Australia considers chemically castrating paedophiles to cut reoffender rates
Australia is considering using drugs to ‘chemically castrating’ child sex offenders.
A police task force in New South Wales, made up of representatives from victims' groups, police, legal and health experts, is investigating the use of the controversial anti-libido drugs.
Instead of prison, judges would be able to sentence those convicted of child sex offends to take the drugs.
The anti-libido medication reduces sexual desire and can remove the ability to perform sexually.
The drugs are already used in the New South Wales’s prison system on a voluntary basis.

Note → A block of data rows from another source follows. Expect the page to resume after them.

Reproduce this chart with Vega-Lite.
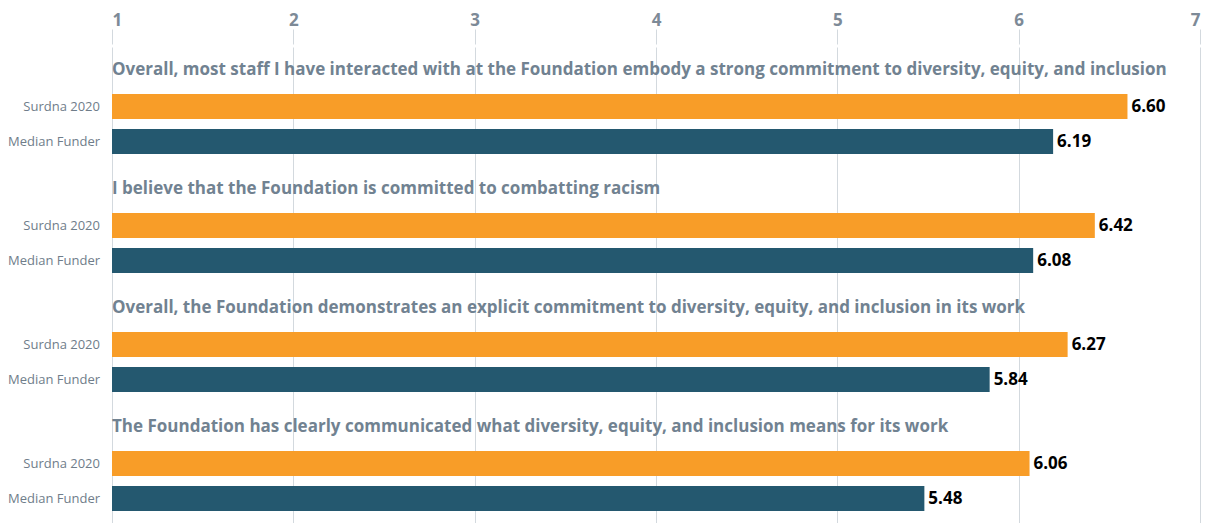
{
  "$schema": "https://vega.github.io/schema/vega-lite/v6.json",
  "width": 1088,
  "height": 476,
  "autosize": "none",
  "padding": {"left": 112, "top": 47, "right": 9, "bottom": 0},
  "background": "white",
  "config": {"view": {"stroke": null}, "font": "Open Sans"},
  "data": {
    "values": [
      {"question": "Overall, most staff I have interacted with at the Foundation embody a strong commitment to diversity, equity, and inclusion", "series": "Surdna 2020", "value": 6.60},
      {"question": "Overall, most staff I have interacted with at the Foundation embody a strong commitment to diversity, equity, and inclusion", "series": "Median Funder", "value": 6.19},
      {"question": "I believe that the Foundation is committed to combatting racism", "series": "Surdna 2020", "value": 6.42},
      {"question": "I believe that the Foundation is committed to combatting racism", "series": "Median Funder", "value": 6.08},
      {"question": "Overall, the Foundation demonstrates an explicit commitment to diversity, equity, and inclusion in its work", "series": "Surdna 2020", "value": 6.27},
      {"question": "Overall, the Foundation demonstrates an explicit commitment to diversity, equity, and inclusion in its work", "series": "Median Funder", "value": 5.84},
      {"question": "The Foundation has clearly communicated what diversity, equity, and inclusion means for its work", "series": "Surdna 2020", "value": 6.06},
      {"question": "The Foundation has clearly communicated what diversity, equity, and inclusion means for its work", "series": "Median Funder", "value": 5.48}
    ]
  },
  "encoding": {
    "y": {"field": "question", "type": "nominal", "sort": null, "axis": null, "scale": {"paddingInner": 0, "paddingOuter": 0}}
  },
  "layer": [
    {
      "mark": {"type": "bar"},
      "encoding": {
        "x": {"field": "value", "type": "quantitative", "scale": {"domain": [1, 7], "zero": false, "nice": false},
          "axis": {"orient": "top", "values": [1, 2, 3, 4, 5, 6, 7], "title": null, "domain": false, "ticks": true, "tickSize": 15, "offset": 3, "tickColor": "#d3d9de", "gridColor": "#d3d9de", "grid": true, "labelFont": "Open Sans", "labelFontWeight": "bold", "labelFontSize": 17, "labelColor": "#7d8a97", "labelPadding": 0, "format": "d"}},
        "x2": {"datum": 1},
        "yOffset": {"field": "series", "type": "nominal", "sort": ["Surdna 2020", "Median Funder"], "scale": {"paddingInner": 0.2857, "paddingOuter": 0.843, "align": 0.797}},
        "color": {"field": "series", "type": "nominal", "scale": {"domain": ["Surdna 2020", "Median Funder"], "range": ["#f89d28", "#24586f"]}, "legend": null}
      }
    },
    {
      "mark": {"type": "text", "align": "left", "baseline": "middle", "dx": 4, "fontWeight": "bold", "fontSize": 17, "color": "#000000"},
      "encoding": {
        "x": {"field": "value", "type": "quantitative"},
        "yOffset": {"field": "series", "type": "nominal", "sort": ["Surdna 2020", "Median Funder"]},
        "text": {"field": "value", "type": "quantitative", "format": ".2f"}
      }
    },
    {
      "mark": {"type": "text", "align": "right", "baseline": "middle", "dx": -12, "fontSize": 13, "color": "#6f7d8a"},
      "encoding": {
        "x": {"datum": 1},
        "yOffset": {"field": "series", "type": "nominal", "sort": ["Surdna 2020", "Median Funder"]},
        "text": {"field": "series", "type": "nominal"}
      }
    },
    {
      "transform": [{"filter": "datum.series === 'Surdna 2020'"}],
      "mark": {"type": "text", "align": "left", "baseline": "middle", "dy": 23, "fontWeight": "bold", "fontSize": 17, "color": "#718291"},
      "encoding": {
        "x": {"datum": 1},
        "y": {"field": "question", "type": "nominal", "sort": null, "bandPosition": 0},
        "text": {"field": "question", "type": "nominal"}
      }
    }
  ]
}
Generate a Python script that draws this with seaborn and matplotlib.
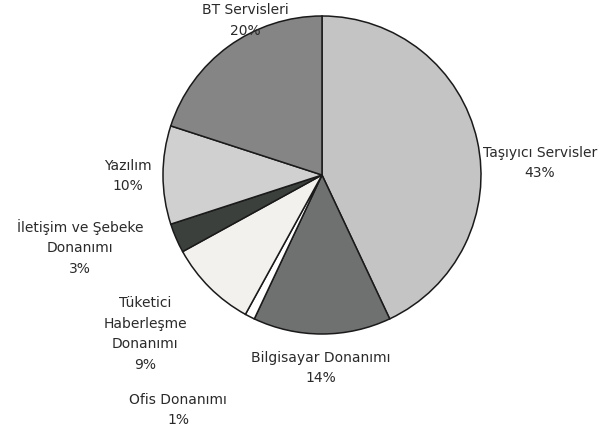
import matplotlib
matplotlib.use("Agg")
import matplotlib.pyplot as plt
import seaborn as sns

sns.set_theme(style="white")
plt.rcParams['font.family'] = ['DejaVu Sans']

categories = ["Taşıyıcı Servisler", "Bilgisayar Donanımı", "Ofis Donanımı",
              "Tüketici\nHaberleşme\nDonanımı", "İletişim ve Şebeke\nDonanımı",
              "Yazılım", "BT Servisleri"]
values = [43, 14, 1, 9, 3, 10, 20]
colors = ["#c4c4c4", "#6f7070", "#ffffff", "#f3f1ee", "#3c403c", "#d0d0d0", "#858585"]
# label anchor positions (axes data units, pie radius = 1)
label_pos = [(1.371, 0.075), (-0.006, -1.215), (-0.906, -1.478),
             (-1.113, -1.0), (-1.522, -0.455), (-1.22, -0.006), (-0.484, 0.972)]

fig = plt.figure(figsize=(6.12, 4.37), dpi=100)
ax = fig.add_axes([0, 0, 1, 1])
ax.pie(values, colors=colors, startangle=90, counterclock=False,
       wedgeprops=dict(edgecolor="#1a1a1a", linewidth=1.1), radius=1.0,
       center=(0, 0))
for cat, v, (x, y) in zip(categories, values, label_pos):
    ax.text(x, y, f"{cat}\n{v}%", ha="center", va="center", fontsize=10,
            color="#2a2a2a", linespacing=1.58)
ax.set_xlim(-322 / 159, (612 - 322) / 159)
ax.set_ylim(-(437 - 175) / 159, 175 / 159)
ax.set_aspect("equal")
ax.axis("off")
fig.savefig("out.png", dpi=100, facecolor="white")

The state’s Justice Minister Troy Grant said: “One of the worrying statistics that came out of our investigation is that up to 17 pc of child sex offenders are likely to reoffend in two years.
“We must do everything possible to reduce that figure,” he told ABC News.
Mr Grant said all options should be considered to protect children from abuse.
The task force comes as 150 former students at a New South Wales school received €15 million (AUS$24m) in compensation from the school board, the federal and state governments in June for failing to protect them from sexual and psychological abuse.
Predominantly migrant children, who were often told incorrectly that they were orphans, were abused at the NSW Fairbridge Farm School in Molong between 1938 and 1974.
The task force will make a recommendation to the New South Wales government at the end of the year.